Reproduce the listing below without any change.

Information shown:
--- START ---
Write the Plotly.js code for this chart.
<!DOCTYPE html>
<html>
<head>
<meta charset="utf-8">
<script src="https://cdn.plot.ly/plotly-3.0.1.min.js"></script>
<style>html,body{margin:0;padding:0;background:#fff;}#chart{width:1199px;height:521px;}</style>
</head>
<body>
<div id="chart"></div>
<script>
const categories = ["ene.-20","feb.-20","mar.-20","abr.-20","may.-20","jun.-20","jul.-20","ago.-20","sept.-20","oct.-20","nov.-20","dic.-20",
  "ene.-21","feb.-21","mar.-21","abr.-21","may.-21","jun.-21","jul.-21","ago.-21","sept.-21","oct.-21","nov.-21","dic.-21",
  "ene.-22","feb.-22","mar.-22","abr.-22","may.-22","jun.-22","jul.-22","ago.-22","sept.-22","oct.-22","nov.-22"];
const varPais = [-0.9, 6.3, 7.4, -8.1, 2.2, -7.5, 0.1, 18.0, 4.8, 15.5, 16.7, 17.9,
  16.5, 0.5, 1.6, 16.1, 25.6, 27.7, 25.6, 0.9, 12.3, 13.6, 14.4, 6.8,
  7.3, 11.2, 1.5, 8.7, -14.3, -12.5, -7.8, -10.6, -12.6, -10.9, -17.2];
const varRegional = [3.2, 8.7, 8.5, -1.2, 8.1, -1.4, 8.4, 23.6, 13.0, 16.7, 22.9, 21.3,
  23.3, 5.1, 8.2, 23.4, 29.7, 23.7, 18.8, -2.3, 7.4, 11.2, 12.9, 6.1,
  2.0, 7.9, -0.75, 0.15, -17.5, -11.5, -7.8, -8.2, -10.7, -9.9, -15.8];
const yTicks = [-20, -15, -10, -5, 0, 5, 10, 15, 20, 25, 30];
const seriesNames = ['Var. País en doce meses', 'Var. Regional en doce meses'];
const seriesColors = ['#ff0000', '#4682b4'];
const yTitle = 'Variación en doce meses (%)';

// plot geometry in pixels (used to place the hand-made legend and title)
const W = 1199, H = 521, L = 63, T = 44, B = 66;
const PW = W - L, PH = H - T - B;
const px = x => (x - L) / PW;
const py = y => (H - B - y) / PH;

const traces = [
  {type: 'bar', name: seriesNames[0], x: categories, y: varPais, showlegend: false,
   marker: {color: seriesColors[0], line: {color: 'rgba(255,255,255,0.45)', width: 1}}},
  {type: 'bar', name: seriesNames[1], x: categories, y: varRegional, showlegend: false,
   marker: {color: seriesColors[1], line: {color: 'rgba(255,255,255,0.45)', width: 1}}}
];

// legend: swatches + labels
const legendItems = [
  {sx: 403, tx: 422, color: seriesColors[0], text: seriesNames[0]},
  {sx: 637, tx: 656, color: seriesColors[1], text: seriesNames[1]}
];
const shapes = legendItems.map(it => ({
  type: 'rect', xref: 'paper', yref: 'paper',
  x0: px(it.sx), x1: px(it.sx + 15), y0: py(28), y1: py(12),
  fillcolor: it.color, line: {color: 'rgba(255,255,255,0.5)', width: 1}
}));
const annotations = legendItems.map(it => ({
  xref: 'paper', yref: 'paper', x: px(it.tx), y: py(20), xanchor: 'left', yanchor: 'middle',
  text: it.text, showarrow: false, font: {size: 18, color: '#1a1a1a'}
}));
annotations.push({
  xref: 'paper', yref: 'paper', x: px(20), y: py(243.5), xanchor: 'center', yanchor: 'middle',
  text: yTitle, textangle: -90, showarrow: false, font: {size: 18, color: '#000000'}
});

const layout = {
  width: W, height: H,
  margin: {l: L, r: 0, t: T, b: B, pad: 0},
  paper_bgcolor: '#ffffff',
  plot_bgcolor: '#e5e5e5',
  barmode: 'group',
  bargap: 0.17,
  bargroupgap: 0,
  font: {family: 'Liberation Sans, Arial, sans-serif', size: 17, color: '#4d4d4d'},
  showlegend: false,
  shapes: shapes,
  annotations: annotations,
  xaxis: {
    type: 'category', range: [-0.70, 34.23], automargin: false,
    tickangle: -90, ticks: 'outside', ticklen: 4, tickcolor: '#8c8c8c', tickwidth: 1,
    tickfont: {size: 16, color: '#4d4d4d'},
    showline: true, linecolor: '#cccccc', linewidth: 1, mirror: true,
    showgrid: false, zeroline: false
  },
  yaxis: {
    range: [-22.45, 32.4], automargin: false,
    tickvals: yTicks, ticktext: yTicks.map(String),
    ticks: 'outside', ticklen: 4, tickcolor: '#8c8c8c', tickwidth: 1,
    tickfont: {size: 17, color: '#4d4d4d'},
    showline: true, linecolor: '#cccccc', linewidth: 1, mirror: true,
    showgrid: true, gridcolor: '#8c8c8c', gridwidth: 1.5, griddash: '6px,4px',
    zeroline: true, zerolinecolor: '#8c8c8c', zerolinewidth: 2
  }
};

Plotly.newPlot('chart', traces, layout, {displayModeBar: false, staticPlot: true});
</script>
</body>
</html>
--- END ---
Exercise solution:
Write the Plotly.js code for this chart.
<!DOCTYPE html>
<html>
<head>
<meta charset="utf-8">
<script src="https://cdn.plot.ly/plotly-3.0.1.min.js"></script>
<style>html,body{margin:0;padding:0;background:#fff;}#chart{width:1199px;height:521px;}</style>
</head>
<body>
<div id="chart"></div>
<script>
const categories = ["ene.-20","feb.-20","mar.-20","abr.-20","may.-20","jun.-20","jul.-20","ago.-20","sept.-20","oct.-20","nov.-20","dic.-20",
  "ene.-21","feb.-21","mar.-21","abr.-21","may.-21","jun.-21","jul.-21","ago.-21","sept.-21","oct.-21","nov.-21","dic.-21",
  "ene.-22","feb.-22","mar.-22","abr.-22","may.-22","jun.-22","jul.-22","ago.-22","sept.-22","oct.-22","nov.-22"];
const varPais = [-0.9, 6.3, 7.4, -8.1, 2.2, -7.5, 0.1, 18.0, 4.8, 15.5, 16.7, 17.9,
  16.5, 0.5, 1.6, 16.1, 25.6, 27.7, 25.6, 0.9, 12.3, 13.6, 14.4, 6.8,
  7.3, 11.2, 1.5, 8.7, -14.3, -12.5, -7.8, -10.6, -12.6, -10.9, -17.2];
const varRegional = [3.2, 8.7, 8.5, -1.2, 8.1, -1.4, 8.4, 23.6, 13.0, 16.7, 22.9, 21.3,
  23.3, 5.1, 8.2, 23.4, 29.7, 23.7, 18.8, -2.3, 7.4, 11.2, 12.9, 6.1,
  2.0, 7.9, -0.75, 0.15, -17.5, -11.5, -7.8, -8.2, -10.7, -9.9, -15.8];
const yTicks = [-20, -15, -10, -5, 0, 5, 10, 15, 20, 25, 30];
const seriesNames = ['Var. País en doce meses', 'Var. Regional en doce meses'];
const seriesColors = ['#ff0000', '#4682b4'];
const yTitle = 'Variación en doce meses (%)';

// plot geometry in pixels (used to place the hand-made legend and title)
const W = 1199, H = 521, L = 63, T = 44, B = 66;
const PW = W - L, PH = H - T - B;
const px = x => (x - L) / PW;
const py = y => (H - B - y) / PH;

const traces = [
  {type: 'bar', name: seriesNames[0], x: categories, y: varPais, showlegend: false,
   marker: {color: seriesColors[0], line: {color: 'rgba(255,255,255,0.45)', width: 1}}},
  {type: 'bar', name: seriesNames[1], x: categories, y: varRegional, showlegend: false,
   marker: {color: seriesColors[1], line: {color: 'rgba(255,255,255,0.45)', width: 1}}}
];

// legend: swatches + labels
const legendItems = [
  {sx: 403, tx: 422, color: seriesColors[0], text: seriesNames[0]},
  {sx: 637, tx: 656, color: seriesColors[1], text: seriesNames[1]}
];
const shapes = legendItems.map(it => ({
  type: 'rect', xref: 'paper', yref: 'paper',
  x0: px(it.sx), x1: px(it.sx + 15), y0: py(28), y1: py(12),
  fillcolor: it.color, line: {color: 'rgba(255,255,255,0.5)', width: 1}
}));
const annotations = legendItems.map(it => ({
  xref: 'paper', yref: 'paper', x: px(it.tx), y: py(20), xanchor: 'left', yanchor: 'middle',
  text: it.text, showarrow: false, font: {size: 18, color: '#1a1a1a'}
}));
annotations.push({
  xref: 'paper', yref: 'paper', x: px(20), y: py(243.5), xanchor: 'center', yanchor: 'middle',
  text: yTitle, textangle: -90, showarrow: false, font: {size: 18, color: '#000000'}
});

const layout = {
  width: W, height: H,
  margin: {l: L, r: 0, t: T, b: B, pad: 0},
  paper_bgcolor: '#ffffff',
  plot_bgcolor: '#e5e5e5',
  barmode: 'group',
  bargap: 0.17,
  bargroupgap: 0,
  font: {family: 'Liberation Sans, Arial, sans-serif', size: 17, color: '#4d4d4d'},
  showlegend: false,
  shapes: shapes,
  annotations: annotations,
  xaxis: {
    type: 'category', range: [-0.70, 34.23], automargin: false,
    tickangle: -90, ticks: 'outside', ticklen: 4, tickcolor: '#8c8c8c', tickwidth: 1,
    tickfont: {size: 16, color: '#4d4d4d'},
    showline: true, linecolor: '#cccccc', linewidth: 1, mirror: true,
    showgrid: false, zeroline: false
  },
  yaxis: {
    range: [-22.45, 32.4], automargin: false,
    tickvals: yTicks, ticktext: yTicks.map(String),
    ticks: 'outside', ticklen: 4, tickcolor: '#8c8c8c', tickwidth: 1,
    tickfont: {size: 17, color: '#4d4d4d'},
    showline: true, linecolor: '#cccccc', linewidth: 1, mirror: true,
    showgrid: true, gridcolor: '#8c8c8c', gridwidth: 1.5, griddash: '6px,4px',
    zeroline: true, zerolinecolor: '#8c8c8c', zerolinewidth: 2
  }
};

Plotly.newPlot('chart', traces, layout, {displayModeBar: false, staticPlot: true});
</script>
</body>
</html>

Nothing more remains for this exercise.